Importantly, the Government’s proposal is modest. It does not impose corporate income tax on these companies, nor does it create new regulatory burdens. It simply extends the existing 15 per cent GCT to digital transactions within Jamaica — the same tax local businesses must charge on every good or service they sell. In essence, if Jamaican companies must apply GCT, foreign companies selling to Jamaicans should as well.
This is hardly revolutionary. It is the minimum step needed to restore fairness in the marketplace. Jamaican firms have long competed against global platforms that access the local market while avoiding obligations borne by domestic businesses. In any traditional sector, such an arrangement would be unacceptable. Imagine a Kingston restaurant having to charge GCT while another, operating from Miami, could sell meals to Jamaicans tax-free. The backlash would be immediate.

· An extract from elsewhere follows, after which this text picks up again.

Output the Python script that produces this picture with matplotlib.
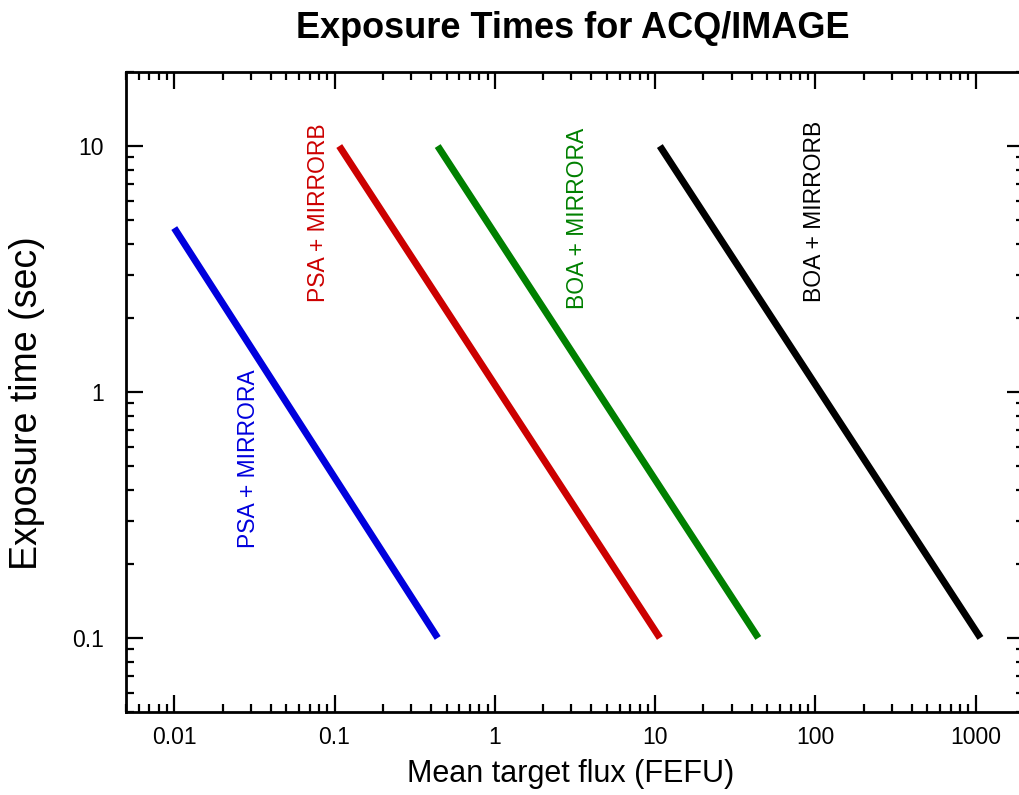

Critics now object to the very principle long promoted by developed nations: tax neutrality. If local and foreign firms should operate under equal conditions, then companies earning revenue from the Jamaican market should contribute to Jamaica’s tax system.
This proposal is not the final word. It does not yet address the more complex question of whether such companies should also pay income tax. But, for now, extending GCT to digital services is a sensible, overdue step toward a fairer system.
Common sense, after all, should not be controversial.